Defying Gravity: The Untold Story of Women’s Gymnastics (Episode 6: Building a World-Class Gymnastics Team) – how athletes become fodder for nationalism in team events

Bess Krugman, Lucy Walker, “Defying Gravity: The Untold Story of Women’s Gymnastics (Episode 6: Building a World-Class Gymnastics Team)” (2020)

The final installment in this fascinating and informative documentary series follows MyKayla Skinner as she aims to do what very few other US gymnasts before her have done: leave the US national team to concentrate on collegiate gymnastics which helps her regain her original love of the sport and then attempt to break back into the elite level and win a place on the US Olympics team for the 2020 Tokyo Olympics. Previously Skinner had been an alternate for the team at the 2016 Olympic Games in Rio de Janeiro: she still had to practise and work on all her routines for those Games in case she had to replace a team member; unfortunately for her, no-one on the team got sick or injured enough that she was needed. After years of hard work and struggle, and periods when her motivation was flagging, Skinner retreated into collegiate gymnastics (which makes different demands on gymnasts) and rediscovered the joy and her childhood dreams. Moving back into the elite however demanded more exacting standards from her so, with the help and advice of her coach, Skinner changed and upgraded her routines, began the strenuous conditioning and practice again … and somehow, in 2019, got engaged and married to her boyfriend.

The episode explores the politics and sometimes powerful nationalism underlying the team event in major women’s gymnastics competitions like the Olympic Games and the world championships, and how geopolitical events and issues can have a deep influence on the young women competing for Team USA in gymnastics. The boycotts that affected the 1980 Moscow Olympics and the 1984 Los Angeles Olympics, both political in nature, had a huge impact on the team and individual competitions in both men’s and women’s gymnastics: the Los Angeles competitions will always be seen as lesser compared to the 1984 Friendship Games gymnastics competitions organised by the Communist nations in eastern Europe. The example of the team competition during the 1996 Atlanta Olympics, in which US team member Kerri Strug famously performed her second vault with a badly injured ankle and collapsed after hitting a perfect vault with no hops and saluting the judges, is described in considerable detail by fellow team member Amanda Borden with archival video film to illustrate her words. Borden also talks about her self-doubts even after making the 1996 Olympic team and the psychological uplift she got when all the other girls on the team voted to make her team captain.

Other gymnasts like Jordyn Wieber, Aly Raisman, Dominique Moceanu, Samantha Peszek and Betty Okino describe their experiences as US Olympic team members and how at some point in their careers they mentally switched from performing for themselves and their families to performing for the other members of their teams and ultimately for their country at team competitions. Svetlana Boginskaya remembers her time as a member of the Unified Team (formerly the Soviet Union team) for the 1992 Barcelona Olympics as bittersweet, as she and other team members won their gold team medals and then went home to new individual nations, never to perform as one team again.

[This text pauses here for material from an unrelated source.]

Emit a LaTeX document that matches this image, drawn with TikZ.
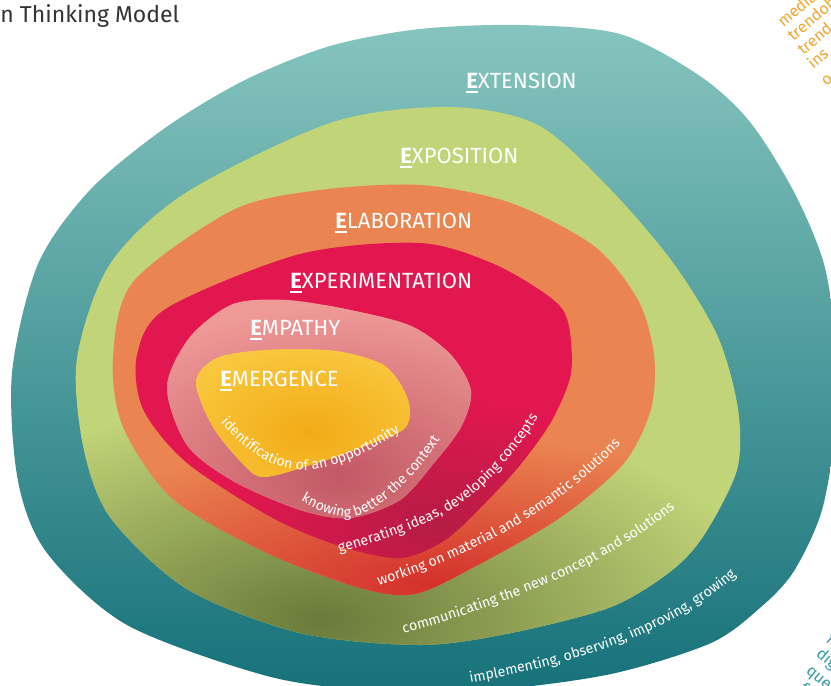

While much screen time is devoted to how changes in team competition rules and scoring affects coaches’ strategies in selecting particular gymnasts for national teams, very little is said about how nationalism might have a pernicious effect on gymnasts’ psychologies and add extra pressure on the girls to perform to the expectations of not only their coaches and team officials but also of the news media in their countries, the corporations that sponsor them and the general public who follow the girls’ progress. Competing at the Olympics, especially if held in a country the gymnasts are unlikely ever to visit again, should be a fun experience where they meet new people and come in contact with new cultures and different ways of thinking and seeing things; instead it becomes an experience often filled with dread, anxiety, even fear and pain, or a reinforcement of ugly chauvinist attitudes and stereotypes about other people and countries.

As the last episode in the series, this installment might have gone out on a high note with various gymnasts and ex-gymnasts interviewed for the series saying what they believe gymnastics has done for them: has it improved their lives, given them opportunities to discover what talents and strengths they have, led them on career paths they might never have had otherwise? What do girls like Skinner, Jade Carey, Sunisa Lee, Morgan Hurd and Jordan Chiles think on their present journeys through the sport – what do they believe will open up to them in their future careers by gymnastics when they finally hang up their hand-grips and leotards for good? Apart from this, the series has been an interesting if perhaps very US-oriented exploration of the recent history and culture of the sport.

Since this series was completed, Skinner succeeded in her dream to represent the United States at the delayed 202o Tokyo Olympic Games but as one of two non-team individual gymnasts, the other being Jade Carey. Consequently Skinner did not compete in the team competition but performed as an all-round competitor in the qualification rounds. She did not qualify to compete in the all-round final but did compete in the vault final after fellow US gymnast Simone Biles dropped out of that competition; Skinner ended up winning a silver medal for vault.